British Royal Family Christmas at Sandringham, The Queen appeared to have made a remarkable recovery yesterday from the heavy cold which caused her to miss church on Sunday for the first time in living memory.
She looked radiant in a bright turquoise Peter Enrione dress and matching wool coat with a hat by Rachel Trevor-Morgan.
Wellwishers were delighted as the 86-year-old Queen collected posies and gifts of teddy bears outside St Mary Magdalene Church, Sandringham.
At the end of a momentous year for the Royal Family, observers said they had never seen the Queen looking happier.
The media were requested to ‘respect the privacy’ of the Duke and Duchess of Cambridge despite their decision to attend church with family and friends in Berkshire yesterday.
All national media acceded to the request.
But a small number of freelance photographers turned up, including representatives of the Reuters international news agency.
The couple’s Scotland Yard police protection officers made no attempt to stop them taking pictures, as they often do, and even moved their vehicles to provide a clear view of William and Kate.
The photographs subsequently went round the world but St James’s Palace requested British newspapers not to publish them.
The only disappointment for the crowds was the absence of the Duke and Duchess of Cambridge, who opted to spend Christmas Day with Kate’s parents at their new mansion in Bucklebury, Berkshire, as well as Prince Harry who is serving on the front line in Afghanistan as an Apache helicopter pilot.
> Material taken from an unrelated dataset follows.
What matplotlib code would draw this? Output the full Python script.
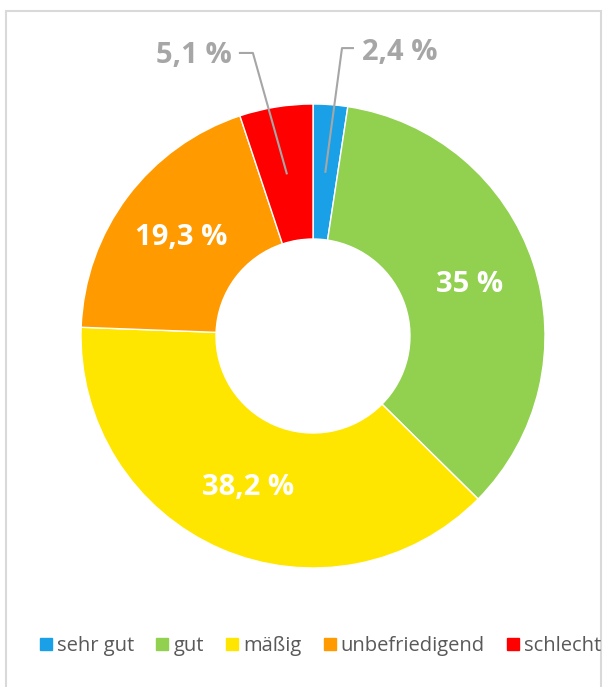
import numpy as np
import matplotlib.pyplot as plt
from matplotlib.lines import Line2D
from matplotlib.patches import Rectangle

# data
categories = ['sehr gut', 'gut', 'mäßig', 'unbefriedigend', 'schlecht']
values = [2.4, 35, 38.2, 19.3, 5.1]
value_labels = ['2,4 %', '35 %', '38,2 %', '19,3 %', '5,1 %']
colors = ['#1aa0e6', '#92d050', '#ffe600', '#ff9a00', '#ff0000']

plt.rcParams['font.family'] = ['Open Sans', 'DejaVu Sans']

W, H = 608, 687
fig = plt.figure(figsize=(W / 100, H / 100), dpi=100)

# light frame round the chart
fig.patches.append(Rectangle((6 / W, -0.01), 595 / W, 1 - 11 / H + 0.01,
                             transform=fig.transFigure, fill=False,
                             edgecolor='#d9d9d9', linewidth=1.5))

cx, cy, R = 313, 336, 232
ax = fig.add_axes([(cx - R) / W, 1 - (cy + R) / H, 2 * R / W, 2 * R / H])

wedges, _ = ax.pie(values, colors=colors, startangle=90, counterclock=False,
                   radius=1, wedgeprops=dict(width=0.582, edgecolor='white', linewidth=1))
ax.set_xlim(-1, 1)
ax.set_ylim(-1, 1)
ax.axis('off')

r_lab = 0.71
gray = '#a6a6a6'
for i, w in enumerate(wedges):
    mid = np.deg2rad((w.theta1 + w.theta2) / 2)
    x, y = r_lab * np.cos(mid), r_lab * np.sin(mid)
    if values[i] > 10:
        ax.text(x, y, value_labels[i], ha='center', va='center', color='white',
                fontsize=21, fontweight='bold')
    else:
        # small slices: label outside with leader line
        if np.cos(mid) > 0:
            ex, ey, hx = 0.125, 1.241, 0.172
            ax.text(0.211, 1.224, value_labels[i], ha='left', va='center',
                    color=gray, fontsize=21, fontweight='bold')
        else:
            ex, ey, hx = -0.259, 1.22, -0.315
            ax.text(-0.349, 1.211, value_labels[i], ha='right', va='center',
                    color=gray, fontsize=21, fontweight='bold')
        ax.plot([x, ex, hx], [y, ey, ey], color=gray, linewidth=1.5, clip_on=False)

handles = [Line2D([], [], marker='s', linestyle='', markersize=8,
                  markerfacecolor=c, markeredgecolor=c) for c in colors]
fig.legend(handles, categories, loc='center', ncol=5, frameon=False,
           bbox_to_anchor=(321 / W, 1 - 646 / H), fontsize=14.5,
           handlelength=0.5, handletextpad=0.3, columnspacing=1.15,
           labelcolor='#595959')

fig.savefig('out.png', dpi=100)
Instead of meeting and greeting many of the estimated 3,000 members of the public who go to Sandringham in Norfolk each year, William and Kate joined her parents, Michael and Carole Middleton, sister Pippa and brother James for family Eucharist and Christmas carols at St Mark’s Church in Englefield.
The couple made the unusual decision to skip the Royal Family’s traditional celebrations with the duchess still in the early stages of a difficult pregnancy.
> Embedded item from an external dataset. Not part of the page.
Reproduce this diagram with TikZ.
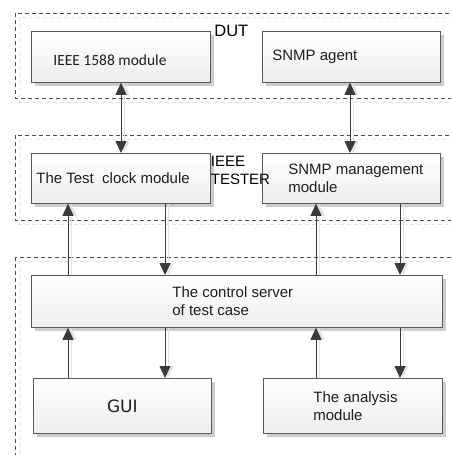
\documentclass[tikz,border=0pt]{standalone}
\usepackage{fontspec}
\setmainfont{Liberation Sans}
\newfontfamily\calibrifont{Carlito}
\newfontfamily\guifont{DejaVu Sans}
\usetikzlibrary{positioning,shadows,arrows.meta}

\definecolor{lineGray}{HTML}{5A5A5A}
\definecolor{arrowGray}{HTML}{3A3A3A}
\definecolor{txtGray}{HTML}{1E1E1E}
\definecolor{ghostGray}{HTML}{E2E2E2}

\tikzset{every picture/.style={line width=0.75pt}}
\tikzset{
  blk/.style={draw=lineGray, top color=white, bottom color=black!7, anchor=north west, inner sep=0pt,
    drop shadow={shadow xshift=3.5pt, shadow yshift=-3.5pt, fill=black!20, opacity=1}},
  txt/.style={inner sep=0pt, text=txtGray, align=left, font=\fontsize{15}{18}\selectfont},
  frame/.style={draw=black!70, dash pattern=on 4pt off 3pt, line width=0.8pt},
  ghost/.style={draw=ghostGray, dash pattern=on 4pt off 3pt, line width=0.8pt},
  >={Triangle[width=11pt,length=12pt]},
  arr/.style={draw=arrowGray, fill=arrowGray, line width=0.8pt,
    preaction={draw=ghostGray, fill=ghostGray, transform canvas={xshift=3pt}}}
}

\begin{document}
\begin{tikzpicture}[x=1pt,y=1pt,yscale=-1,xscale=1]
        \useasboundingbox (0,0) rectangle (451,455);
        \clip (0,0) rectangle (451,455);

        %Shape: Dashed frames (DUT, tester, control)
        \draw[ghost] (19,17) rectangle (480,102);
        \draw[frame] (15,13) rectangle (476,98);
        \draw[ghost] (19,139) rectangle (480,224);
        \draw[frame] (15,135) rectangle (476,220);
        \draw[ghost] (19,261) rectangle (480,480);
        \draw[frame] (15,257) rectangle (476,476);

        %Straight Lines: columns of the connectors
        \coordinate (colA) at (121,0);
        \coordinate (colB) at (350,0);
        \coordinate (colC) at (68,0);
        \coordinate (colD) at (165,0);
        \coordinate (colE) at (316,0);
        \coordinate (colF) at (400,0);

        %Shape: Boxes
        \node[blk, minimum width=179pt, minimum height=51pt] (ieee) at (31,31) {};
        \node[blk, minimum width=178pt, minimum height=51pt] (snmp) at (262,31) {};
        \node[blk, minimum width=179pt, minimum height=50pt] (clock) at (31,153) {};
        \node[blk, minimum width=178pt, minimum height=50pt] (mgmt) at (262,153) {};
        \node[blk, minimum width=411pt, minimum height=52pt] (server) at (31,275) {};
        \node[blk, minimum width=178pt, minimum height=55pt] (gui) at (33,378) {};
        \node[blk, minimum width=179pt, minimum height=55pt] (analysis) at (263,378) {};

        % Text Node
        \node[txt, right=22pt of ieee.west, yshift=-3pt, font=\calibrifont\fontsize{15.5}{18}\selectfont] (ieeeT) {IEEE 1588 module};
        % Text Node
        \node[txt, right=10pt of snmp.west] (snmpT) {SNMP agent};
        % Text Node
        \node[txt, right=5pt of clock.west] (clockT) {The Test\ \ clock module};
        % Text Node
        \node[txt, right=26pt of mgmt.west] (mgmtT) {SNMP management\\module};
        % Text Node
        \node[txt, right=141pt of server.west] (serverT) {The control server\\of test case};
        % Text Node
        \node[txt, font=\guifont\fontsize{17}{20}\selectfont] (guiT) at (gui.center) {GUI};
        % Text Node
        \node[txt, right=50pt of analysis.west] (analysisT) {The analysis\\module};
        % Text Node
        \node[txt, anchor=north west, font=\fontsize{16.5}{18}\selectfont, text=black] (dutT) at (214,25) {DUT};
        % Text Node
        \node[txt, anchor=north west, text=black] (testerT) at (210.5,156) {IEEE\\TESTER};

        %Arrows
        \draw[arr, <->] (ieee.south -| colA) -- (clock.north -| colA);
        \draw[arr, <->] (snmp.south -| colB) -- (mgmt.north -| colB);

        \draw[arr, ->] (server.north -| colC) -- (clock.south -| colC);
        \draw[arr, ->] (clock.south -| colD) -- (server.north -| colD);
        \draw[arr, ->] (server.north -| colE) -- (mgmt.south -| colE);
        \draw[arr, ->] (mgmt.south -| colF) -- (server.north -| colF);

        \draw[arr, ->] (gui.north -| colC) -- (server.south -| colC);
        \draw[arr, ->] (server.south -| colD) -- (gui.north -| colD);
        \draw[arr, ->] (analysis.north -| colE) -- (server.south -| colE);
        \draw[arr, ->] (server.south -| colF) -- (analysis.north -| colF);

    \end{tikzpicture}
\end{document}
Earlier this month she was hospitalised for three nights with acute nausea, sickness and dehydration.
Doctors have warned that the condition, hyperemesis gravidarum, can recur at any time and the duchess has suffered at least one relapse since.
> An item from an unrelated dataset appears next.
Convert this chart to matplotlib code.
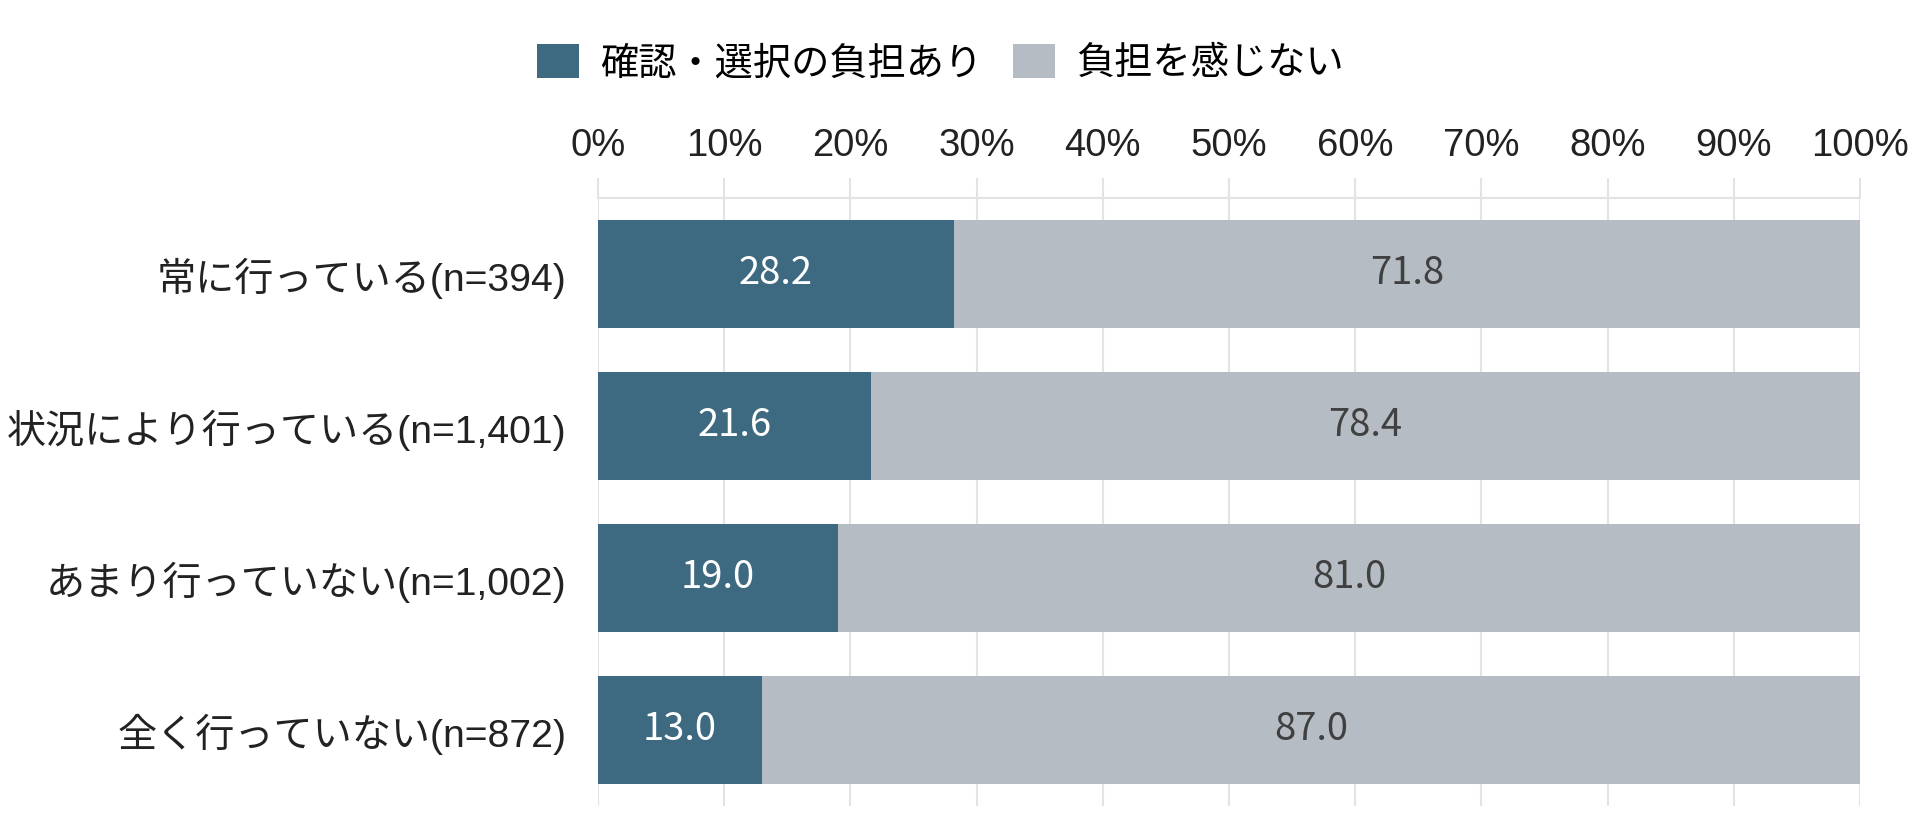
import matplotlib
matplotlib.use('Agg')
import matplotlib.pyplot as plt
import numpy as np

categories = ['常に行っている(n=394)', '状況により行っている(n=1,401)',
              'あまり行っていない(n=1,002)', '全く行っていない(n=872)']
burden = [28.2, 21.6, 19.0, 13.0]
no_burden = [71.8, 78.4, 81.0, 87.0]
series_labels = ['確認・選択の負担あり', '負担を感じない']
x_ticks = [0, 10, 20, 30, 40, 50, 60, 70, 80, 90, 100]
x_tick_labels = ['%d%%' % t for t in x_ticks]

dark = '#3e6a81'
light = '#b5bcc4'
grid_col = '#e3e3e3'
fams = ['Liberation Sans', 'Noto Sans CJK JP', 'DejaVu Sans']
plt.rcParams['font.family'] = fams

fig = plt.figure(figsize=(19.2, 8.36), dpi=100)
ax = fig.add_axes([598/1920, 1-806/836, (1860-598)/1920, (806-198)/836])

y = np.arange(len(categories))
b1 = ax.barh(y, burden, height=0.71, color=dark, label=series_labels[0], zorder=3)
b2 = ax.barh(y, no_burden, left=burden, height=0.71, color=light, label=series_labels[1], zorder=3)

for i in range(len(categories)):
    ax.text(burden[i] / 2, y[i], '%.1f' % burden[i], ha='center', va='center',
            color='white', fontsize=27.5, family='Noto Sans CJK JP', zorder=4)
    ax.text(burden[i] + no_burden[i] / 2, y[i], '%.1f' % no_burden[i], ha='center', va='center',
            color='#404040', fontsize=27.5, family='Noto Sans CJK JP', zorder=4)

ax.set_xlim(0, 100)
ax.set_ylim(3.5, -0.5)
ax.set_yticks(y)
ax.set_yticklabels(categories, fontsize=28.2, color='#222222')
ax.set_xticks(x_ticks)
ax.set_xticklabels(x_tick_labels, fontsize=27.5, color='#222222')
ax.xaxis.tick_top()
ax.tick_params(axis='x', length=14.4, width=1.5, color=grid_col, pad=10)
ax.tick_params(axis='y', length=0, pad=23)
ax.grid(axis='x', color=grid_col, linewidth=1.5, zorder=0)
for s in ['left', 'right', 'bottom']:
    ax.spines[s].set_visible(False)
ax.spines['top'].set_color(grid_col)
ax.spines['top'].set_linewidth(1.5)

fig.legend(handles=[b1, b2], labels=series_labels, loc='center', ncol=2,
           bbox_to_anchor=(940/1920, 1-63/836), frameon=False, fontsize=27.5,
           handlelength=1.1, handleheight=1.0, handletextpad=0.55, columnspacing=0.8)

plt.savefig('out.png', dpi=100)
According to onlookers, Kate looked peaky with heavy shadows under her eyes – a sign that the condition, which her husband referred to ruefully as ‘day and all night sickness’ might have returned again.
But at least Christmas with the Middletons is a far more relaxed event than the formal affair at Sandringham, where guests are required to change outfits several times a day.
Pippa Middleton recently wrote of her ‘blissfully calm’ family celebrations involving nothing more strenuous than a few parlour games. She also revealed that her father likes to surprise his family with a different fancy dress each year – once sporting an inflatable sumo wrestler’s outfit.
Royal sources were at pains to point out that William and Kate’s decision to remain in Bucklebury was taken with the approval of the Queen and the Duke of Edinburgh, and that the young couple planned to visit Sandringham at some point in the Christmas period.
Following Philip’s own absence last year after being rushed to hospital for heart surgery, the duke made a point of leading his family as they walked from Sandringham House to the nearby parish church while the Queen, as usual, was driven.
He was accompanied by Prince Charles and the Duchess of Cornwall, Princess Anne and Vice Admiral Timothy Laurence and Prince Edward with his wife, Sophie, the Countess of Wessex, and their eldest daughter, Lady Louise.
Both Princess Anne’s children were present this year with their respective spouses – Olympian Zara Phillips and husband Mike Tindall and Peter and Autumn Phillips.
Prince Andrew was accompanied by his daughters, Princesses Beatrice and Eugenie, who wore some of the most eye-catching outfits of the day.
Zara wore a hat by Karen Henriksen, the Countess of Wessex chose one by Jane Taylor, Autumn Phillips opted for a Nerida Fraiman design while Princess Beatrice wore a creation by the young British milliner Rosie Olivia.
Phoenix Stanford, eight, and sister Evangeline, five, from RAF Mildenhall, Suffolk, wore Santa hats as they met the Queen. Phoenix said: ‘The Queen said they were lovely flowers.’
The Queen was also handed a bag of dog treats for her corgis by a girl in the crowd.
At Sandringham, the Royal Family enjoy a Christmas lunch of Norfolk turkey before settling down in front of the television to watch the Queen’s Speech.
Asked whether William and Kate would have done the same with the Middletons in Berkshire, a source said: ‘Absolutely.’